*STATED EXERCISE*
Filter the records below down to lines containing "document".

*RECORDS TO PROCESS*
(begin)
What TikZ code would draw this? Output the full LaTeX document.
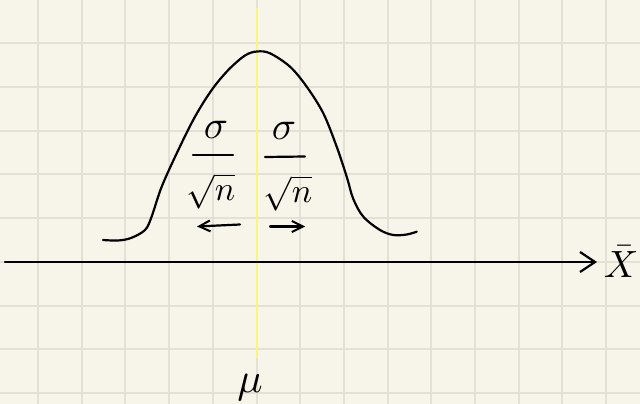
(end)
(begin)
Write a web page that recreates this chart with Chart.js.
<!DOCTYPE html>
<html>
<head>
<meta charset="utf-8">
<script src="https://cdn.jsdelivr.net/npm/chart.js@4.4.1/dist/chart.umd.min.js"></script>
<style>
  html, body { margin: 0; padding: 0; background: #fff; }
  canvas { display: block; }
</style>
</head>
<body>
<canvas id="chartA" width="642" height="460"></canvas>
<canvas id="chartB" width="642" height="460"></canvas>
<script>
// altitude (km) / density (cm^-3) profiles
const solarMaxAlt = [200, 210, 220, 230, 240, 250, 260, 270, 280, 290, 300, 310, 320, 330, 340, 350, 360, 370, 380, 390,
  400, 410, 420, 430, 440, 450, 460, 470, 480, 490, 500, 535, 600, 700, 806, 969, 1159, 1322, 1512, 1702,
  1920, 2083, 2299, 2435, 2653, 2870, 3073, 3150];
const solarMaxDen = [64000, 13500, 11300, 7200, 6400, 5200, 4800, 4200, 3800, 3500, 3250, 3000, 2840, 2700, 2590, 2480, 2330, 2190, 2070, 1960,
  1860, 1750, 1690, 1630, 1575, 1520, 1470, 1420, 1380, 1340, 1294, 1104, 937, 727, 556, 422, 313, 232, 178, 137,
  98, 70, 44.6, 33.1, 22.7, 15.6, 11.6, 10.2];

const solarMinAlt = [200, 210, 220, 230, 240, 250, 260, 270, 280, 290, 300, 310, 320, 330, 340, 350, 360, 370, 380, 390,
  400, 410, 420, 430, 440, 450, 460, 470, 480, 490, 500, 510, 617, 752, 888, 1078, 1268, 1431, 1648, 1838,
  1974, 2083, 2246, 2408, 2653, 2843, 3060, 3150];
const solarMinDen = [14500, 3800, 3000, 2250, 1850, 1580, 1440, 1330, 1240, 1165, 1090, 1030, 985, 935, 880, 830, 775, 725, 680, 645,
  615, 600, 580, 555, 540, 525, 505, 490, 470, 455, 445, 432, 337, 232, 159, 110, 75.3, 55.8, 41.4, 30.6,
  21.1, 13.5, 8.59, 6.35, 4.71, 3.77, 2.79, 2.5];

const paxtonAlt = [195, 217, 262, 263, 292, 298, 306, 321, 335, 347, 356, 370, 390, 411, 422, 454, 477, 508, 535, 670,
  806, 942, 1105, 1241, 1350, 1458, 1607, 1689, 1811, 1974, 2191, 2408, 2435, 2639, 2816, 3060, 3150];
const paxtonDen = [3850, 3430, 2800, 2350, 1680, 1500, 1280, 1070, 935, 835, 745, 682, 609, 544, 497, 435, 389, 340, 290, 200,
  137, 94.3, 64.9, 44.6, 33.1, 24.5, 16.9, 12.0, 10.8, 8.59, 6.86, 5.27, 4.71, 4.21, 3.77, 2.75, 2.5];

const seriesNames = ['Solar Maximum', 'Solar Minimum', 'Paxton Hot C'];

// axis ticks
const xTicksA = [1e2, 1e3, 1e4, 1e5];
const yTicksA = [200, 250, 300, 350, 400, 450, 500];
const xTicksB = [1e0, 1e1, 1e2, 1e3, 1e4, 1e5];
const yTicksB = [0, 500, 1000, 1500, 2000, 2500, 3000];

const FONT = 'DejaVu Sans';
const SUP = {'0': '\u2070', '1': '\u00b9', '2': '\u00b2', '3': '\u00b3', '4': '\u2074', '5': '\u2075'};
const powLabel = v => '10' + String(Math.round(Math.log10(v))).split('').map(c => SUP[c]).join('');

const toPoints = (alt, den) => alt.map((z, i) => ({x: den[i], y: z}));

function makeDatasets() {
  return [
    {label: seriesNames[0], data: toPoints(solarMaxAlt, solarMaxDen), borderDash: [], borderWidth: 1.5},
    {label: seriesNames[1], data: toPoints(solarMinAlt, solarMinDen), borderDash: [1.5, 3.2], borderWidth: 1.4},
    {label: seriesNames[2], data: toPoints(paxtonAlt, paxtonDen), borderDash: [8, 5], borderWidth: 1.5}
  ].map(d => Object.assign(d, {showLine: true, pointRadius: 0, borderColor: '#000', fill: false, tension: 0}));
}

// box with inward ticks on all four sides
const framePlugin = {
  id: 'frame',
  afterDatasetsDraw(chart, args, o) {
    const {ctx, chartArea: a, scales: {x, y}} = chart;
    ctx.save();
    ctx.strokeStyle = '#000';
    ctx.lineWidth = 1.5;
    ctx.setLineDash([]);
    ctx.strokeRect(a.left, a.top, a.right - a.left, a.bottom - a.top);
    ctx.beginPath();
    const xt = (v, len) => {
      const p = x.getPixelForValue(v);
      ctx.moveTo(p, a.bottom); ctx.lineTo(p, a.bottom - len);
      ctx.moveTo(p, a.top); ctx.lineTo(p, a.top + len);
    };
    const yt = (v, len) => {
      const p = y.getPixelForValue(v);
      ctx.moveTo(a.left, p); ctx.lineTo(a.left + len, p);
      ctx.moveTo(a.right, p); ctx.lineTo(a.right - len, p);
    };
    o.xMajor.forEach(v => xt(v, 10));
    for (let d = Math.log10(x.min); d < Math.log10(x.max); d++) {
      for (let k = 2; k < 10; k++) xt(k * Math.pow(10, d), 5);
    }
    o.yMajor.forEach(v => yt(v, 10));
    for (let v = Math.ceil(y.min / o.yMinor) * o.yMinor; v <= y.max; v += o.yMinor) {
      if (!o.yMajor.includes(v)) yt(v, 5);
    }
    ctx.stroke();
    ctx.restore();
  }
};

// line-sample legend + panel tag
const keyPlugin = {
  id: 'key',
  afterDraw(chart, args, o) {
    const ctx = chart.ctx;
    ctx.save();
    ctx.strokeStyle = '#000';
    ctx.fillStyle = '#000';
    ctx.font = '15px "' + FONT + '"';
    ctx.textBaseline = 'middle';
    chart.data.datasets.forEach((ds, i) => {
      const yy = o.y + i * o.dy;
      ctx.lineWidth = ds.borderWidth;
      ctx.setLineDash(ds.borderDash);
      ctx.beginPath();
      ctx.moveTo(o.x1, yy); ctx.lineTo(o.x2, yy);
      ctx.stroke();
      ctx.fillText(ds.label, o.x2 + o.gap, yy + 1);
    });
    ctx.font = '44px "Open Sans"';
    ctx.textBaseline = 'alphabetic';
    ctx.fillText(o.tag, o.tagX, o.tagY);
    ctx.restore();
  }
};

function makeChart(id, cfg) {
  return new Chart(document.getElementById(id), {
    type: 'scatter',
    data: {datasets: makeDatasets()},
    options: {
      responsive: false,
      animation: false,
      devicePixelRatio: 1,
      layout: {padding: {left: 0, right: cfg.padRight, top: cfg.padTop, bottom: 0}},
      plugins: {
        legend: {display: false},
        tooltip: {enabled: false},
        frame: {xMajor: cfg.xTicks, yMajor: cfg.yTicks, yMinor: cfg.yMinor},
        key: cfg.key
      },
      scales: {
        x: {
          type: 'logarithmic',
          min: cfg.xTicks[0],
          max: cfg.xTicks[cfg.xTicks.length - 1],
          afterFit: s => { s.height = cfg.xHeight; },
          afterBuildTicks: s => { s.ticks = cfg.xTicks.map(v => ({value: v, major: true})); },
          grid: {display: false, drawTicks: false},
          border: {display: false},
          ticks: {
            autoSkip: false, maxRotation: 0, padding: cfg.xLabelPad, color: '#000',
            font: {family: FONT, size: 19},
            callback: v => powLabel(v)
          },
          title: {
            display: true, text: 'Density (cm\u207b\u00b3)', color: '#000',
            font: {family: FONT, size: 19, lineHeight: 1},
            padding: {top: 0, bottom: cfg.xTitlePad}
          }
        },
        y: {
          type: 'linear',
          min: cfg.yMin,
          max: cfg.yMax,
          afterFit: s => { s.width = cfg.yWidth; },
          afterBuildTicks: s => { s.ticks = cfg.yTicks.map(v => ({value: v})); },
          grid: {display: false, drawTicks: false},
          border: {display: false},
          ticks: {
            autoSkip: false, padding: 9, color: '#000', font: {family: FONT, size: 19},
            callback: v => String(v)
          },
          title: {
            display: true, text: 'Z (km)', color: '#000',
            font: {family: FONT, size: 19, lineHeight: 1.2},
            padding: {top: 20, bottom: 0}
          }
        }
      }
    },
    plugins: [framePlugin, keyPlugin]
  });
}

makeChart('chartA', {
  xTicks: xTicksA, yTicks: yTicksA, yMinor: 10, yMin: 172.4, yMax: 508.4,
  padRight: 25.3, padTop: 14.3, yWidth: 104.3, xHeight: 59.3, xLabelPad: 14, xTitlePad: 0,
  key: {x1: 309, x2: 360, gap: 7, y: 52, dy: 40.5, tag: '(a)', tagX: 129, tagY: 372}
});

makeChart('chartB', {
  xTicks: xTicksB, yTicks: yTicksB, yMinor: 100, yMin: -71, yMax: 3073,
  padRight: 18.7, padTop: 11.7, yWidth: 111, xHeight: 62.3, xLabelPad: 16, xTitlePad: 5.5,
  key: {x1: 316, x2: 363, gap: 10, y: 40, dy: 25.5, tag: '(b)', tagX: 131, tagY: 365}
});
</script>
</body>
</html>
(end)
*CORRECT OUTPUT*
What TikZ code would draw this? Output the full LaTeX document.
  return new Chart(document.getElementById(id), {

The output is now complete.